Entre conservatisme rural et métamorphose urbaine
L’évolution des mentalités avance cependant à vitesse variable selon les régions. Tandis que Mexico, Guadalajara ou Monterrey expérimentent une ouverture palpable, de nombreux milieux ruraux tiennent à préserver les traditions. Le poids des coutumes religieuses et l’importance des structures familiales élargies freinent l’émancipation des rôles sexués. La vie dans les petites villes reflète souvent l’attachement à la masculinité traditionnelle, régulée par les usages communautaires et la transmission orale.
Dans ces régions, l’adoption de comportements plus égalitaires passe souvent par la migration, le retour de jeunes ayant étudié ailleurs, ou la diffusion de nouveaux modèles par la télévision et internet. Le processus est moins linéaire, ponctué de retours en arrière et de débats animés, illustrant la lutte permanente entre culture traditionnelle et désir de changement. Aucun espace n’est vraiment imperméable à cette lente transformation sociale.
Vers une redéfinition du macho : quels horizons pour la masculinité mexicaine ?
Porter un regard neuf sur le machisme mexicain conduit forcément à reconsidérer la place de chacun dans la société. Ce jeu subtil de contestation des frontières laisse espérer une masculinité davantage choisie que subie. Les modèles de réussite évoluent, valorisant coopération plutôt qu’opposition, écoute et solidarité plutôt que compétition exacerbée.

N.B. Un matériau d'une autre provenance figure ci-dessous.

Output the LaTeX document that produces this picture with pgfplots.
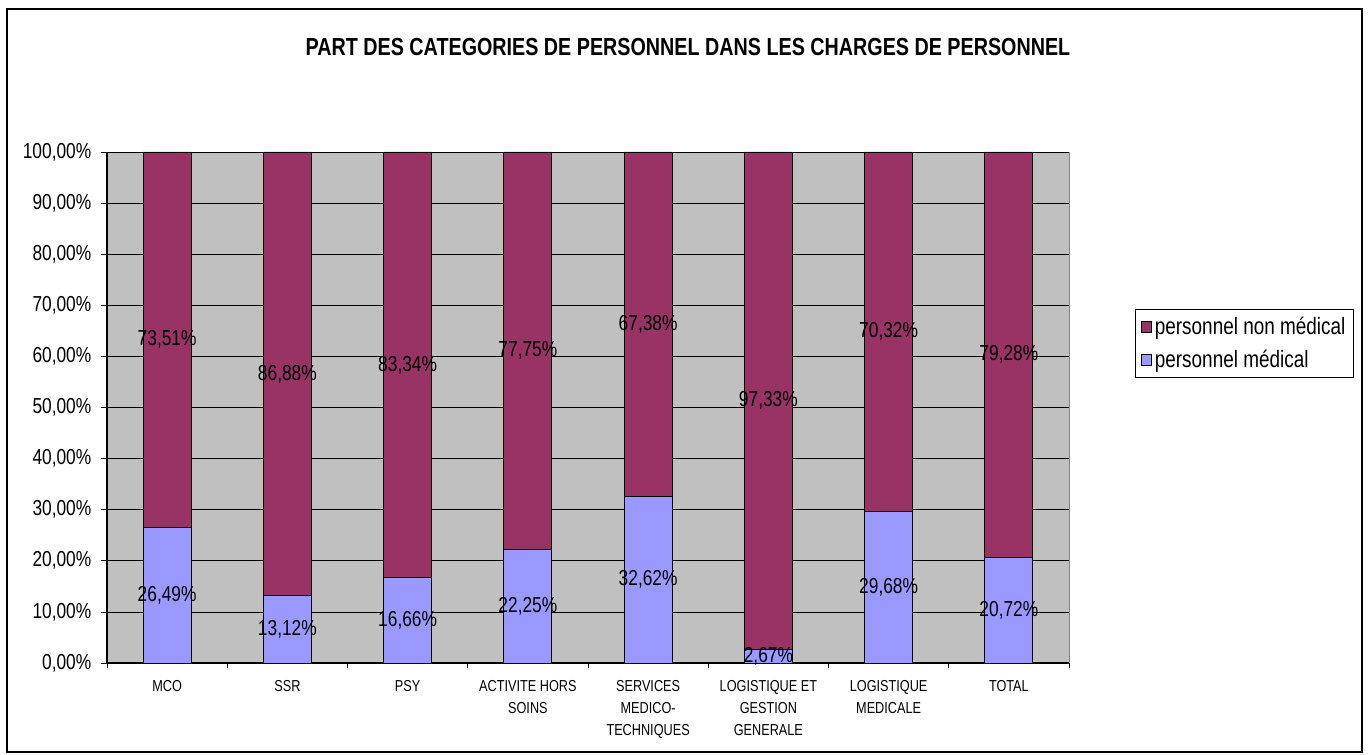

- De plus en plus d’associations militent pour la santé mentale des hommes
- La sensibilisation scolaire aborde les effets négatifs des stéréotypes de genre
- Des séries télévisées mettent en scène des héros vulnérables et réfléchis
- Des campagnes publiques abordent l’égalité et la prévention des violences domestiques
Reste à voir comment chaque génération trouvera un équilibre entre la fierté liée à l’histoire du machisme – associée à la résistance et à la force – et la nécessité de bâtir des relations plus justes et sereines. Comprendre la portée de cette mutation aide non seulement à dépasser un cliché, mais aussi à mieux accompagner les bouleversements qui traversent la société mexicaine.